Monday, January 28, 2008
Toothfairy Troubles
The reason Michael woke up this morning to find his tooth had not been replaced by cold, hard cash is because it was so dark in his room that the Toothfairy could not find his tooth and therefore didn't take it and, moreover, as she was feeling around for a place to leave the cash, she ended up leaving it inside the pillow making it a difficult discovery for one, young 6-year-old and upon further investigation by his mother, the special inside-the-pillow hiding place was discovered and everyone was happy.
That's my story, and I'm stickin' to it.
Monday, September 24, 2007
BB&T (Boys Bank & Trust)
Well, it happened. On Friday, my Baby Boy lost his first tooth. I have to face it--he's growing up. Jacob was indeed quite proud of the big gap in his mouth and eagerly anticipated the Tooth Fairy's visit. His big financial goal of the moment is to save enough to buy another Webkin, a goal which he was, on Friday, still $7 short of attaining. He was thus convinced that his loss of a tooth must be some sort of divine event and that the Tooth Fairy would leave enough for him to reach his lofty goal. I tried to explain to him before bed that most kids only get a quarter for a lost tooth, so he should not be disappointed in the morning if the Tooth Fairy did not leave $7.

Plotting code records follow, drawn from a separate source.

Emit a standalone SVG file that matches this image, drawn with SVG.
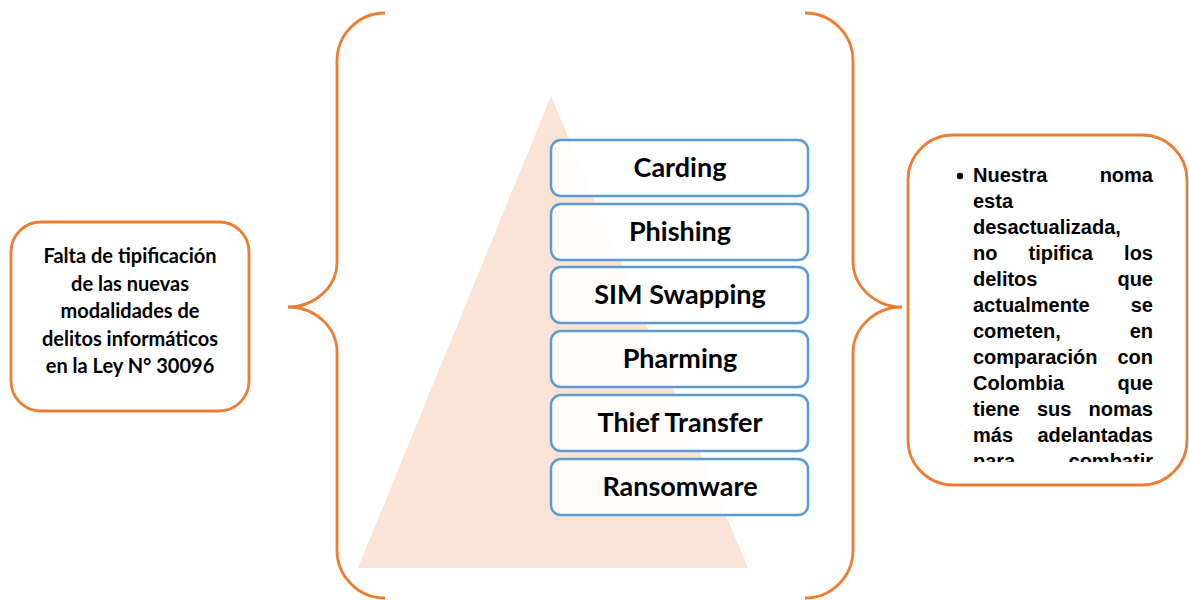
<svg xmlns="http://www.w3.org/2000/svg" width="1189" height="600" viewBox="0 0 1189 600">
  <defs>
    <style>
      .orange { fill: #ffffff; stroke: #ED7D31; stroke-width: 2.8; }
      .brace { fill: none; stroke: #ED7D31; stroke-width: 2.8; }
      .item { fill: #ffffff; fill-opacity: 0.9; stroke: #5B9BD5; stroke-width: 2.5; }
      .lbl { font-family: Lato, "Open Sans", sans-serif; font-weight: 700; font-size: 27px; fill: #000; text-anchor: middle; }
      .side { font-family: Lato, "Open Sans", sans-serif; font-weight: 700; font-size: 20px; fill: #000; text-anchor: middle; }
      .note { font-family: "Liberation Sans", Arial, sans-serif; font-weight: 700; font-size: 20px; fill: #000; }
      .end { text-anchor: end; }
    </style>
    <clipPath id="noteClip">
      <rect x="910" y="137" width="275" height="325"/>
    </clipPath>
  </defs>

  <rect width="1189" height="600" fill="#ffffff"/>

  <!-- background triangle -->
  <polygon points="551,96 748,568 358,568" fill="#FBE4D5"/>

  <!-- braces -->
  <g id="connectors">
    <path class="brace" d="M385,13 A48,48 0 0 0 337,61 L337,262 A49,45 0 0 1 288,307 A49,45 0 0 1 337,352 L337,550 A48,48 0 0 0 385,598"/>
    <path class="brace" d="M805,13 A48,48 0 0 1 853,61 L853,261 A49,46 0 0 0 902,307 A49,46 0 0 0 853,353 L853,550 A48,48 0 0 1 805,598"/>
  </g>

  <!-- left node -->
  <g id="problema">
    <rect class="orange" x="11" y="222" width="238" height="189" rx="30"/>
    <text class="side" x="130" y="263">Falta de tipificación</text>
    <text class="side" x="130" y="290.5">de las nuevas</text>
    <text class="side" x="130" y="318">modalidades de</text>
    <text class="side" x="130" y="345.5">delitos informáticos</text>
    <text class="side" x="130" y="373">en la Ley N° 30096</text>
  </g>

  <!-- stacked items -->
  <g id="carding">
    <rect class="item" x="551" y="140" width="257" height="56" rx="10"/>
    <text class="lbl" x="680" y="177">Carding</text>
  </g>
  <g id="phishing">
    <rect class="item" x="551" y="204" width="257" height="56" rx="10"/>
    <text class="lbl" x="680" y="241">Phishing</text>
  </g>
  <g id="sim-swapping">
    <rect class="item" x="551" y="267" width="257" height="56" rx="10"/>
    <text class="lbl" x="680" y="304">SIM Swapping</text>
  </g>
  <g id="pharming">
    <rect class="item" x="551" y="331" width="257" height="56" rx="10"/>
    <text class="lbl" x="680" y="368">Pharming</text>
  </g>
  <g id="thief-transfer">
    <rect class="item" x="551" y="395" width="257" height="56" rx="10"/>
    <text class="lbl" x="680" y="432">Thief Transfer</text>
  </g>
  <g id="ransomware">
    <rect class="item" x="551" y="459" width="257" height="56" rx="10"/>
    <text class="lbl" x="680" y="496">Ransomware</text>
  </g>

  <!-- right node: justified bullet text -->
  <g id="conclusion">
    <rect class="orange" x="908" y="135" width="279" height="350" rx="45"/>
    <circle cx="960" cy="176" r="3.2" fill="#000"/>
    <g clip-path="url(#noteClip)">
      <text class="note" x="973" y="182">Nuestra</text>
      <text class="note end" x="1153" y="182">noma</text>
      <text class="note" x="973" y="208">esta</text>
      <text class="note" x="973" y="234">desactualizada,</text>
      <text class="note" x="973" y="260">no</text>
      <text class="note" x="1028.5" y="260">tipifica</text>
      <text class="note end" x="1153" y="260">los</text>
      <text class="note" x="973" y="286">delitos</text>
      <text class="note end" x="1153" y="286">que</text>
      <text class="note" x="973" y="312">actualmente</text>
      <text class="note end" x="1153" y="312">se</text>
      <text class="note" x="973" y="338">cometen,</text>
      <text class="note end" x="1153" y="338">en</text>
      <text class="note" x="973" y="364">comparación</text>
      <text class="note end" x="1153" y="364">con</text>
      <text class="note" x="973" y="390">Colombia</text>
      <text class="note end" x="1153" y="390">que</text>
      <text class="note" x="973" y="416">tiene</text>
      <text class="note" x="1037" y="416">sus</text>
      <text class="note end" x="1153" y="416">nomas</text>
      <text class="note" x="973" y="442">más</text>
      <text class="note end" x="1153" y="442">adelantadas</text>
      <text class="note" x="973" y="468">para</text>
      <text class="note end" x="1153" y="468">combatir</text>
    </g>
  </g>
</svg>
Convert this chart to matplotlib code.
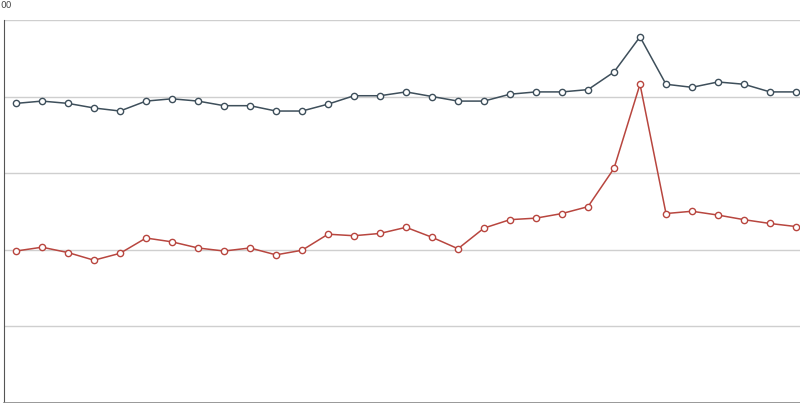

Inevitably, the morning came. And as I greeted him, I asked him if the Tooth Fairy paid a visit. "Yes," he said, "but she only left me $2." I once again reminded him how lucky he was to have received $2 when most kids only get a quarter. But he was convinced that there still must be a lost dollar or two hiding somewhere in his bed or in the mess beneath his bed. When his search turned up nothing, he added his $2 to his bank and asked us to count it up to see how much more he needed to save.
This morning the boys are back to counting their money and getting some wheeling and dealing going. They actually have come up with a pretty good and generous plan: This Saturday, Jacob will give Michael his allowance so that Michael will then have enough to purchase another Webkin. Then Michael will give Jacob his allowance for the next two weeks so that Jacob will have enough within that time.
The Bible says money is the root of all evil. Not that Webkinz are evil. Or allowances. Or even counting money. Or wheeling and dealing. But this constant discourse over money: "Do I have enough yet, Mommy?" "Do we get allowance today?" (Since you just got it yesterday, what do you think the answer to that question is??)? At least they're saving for something, right?!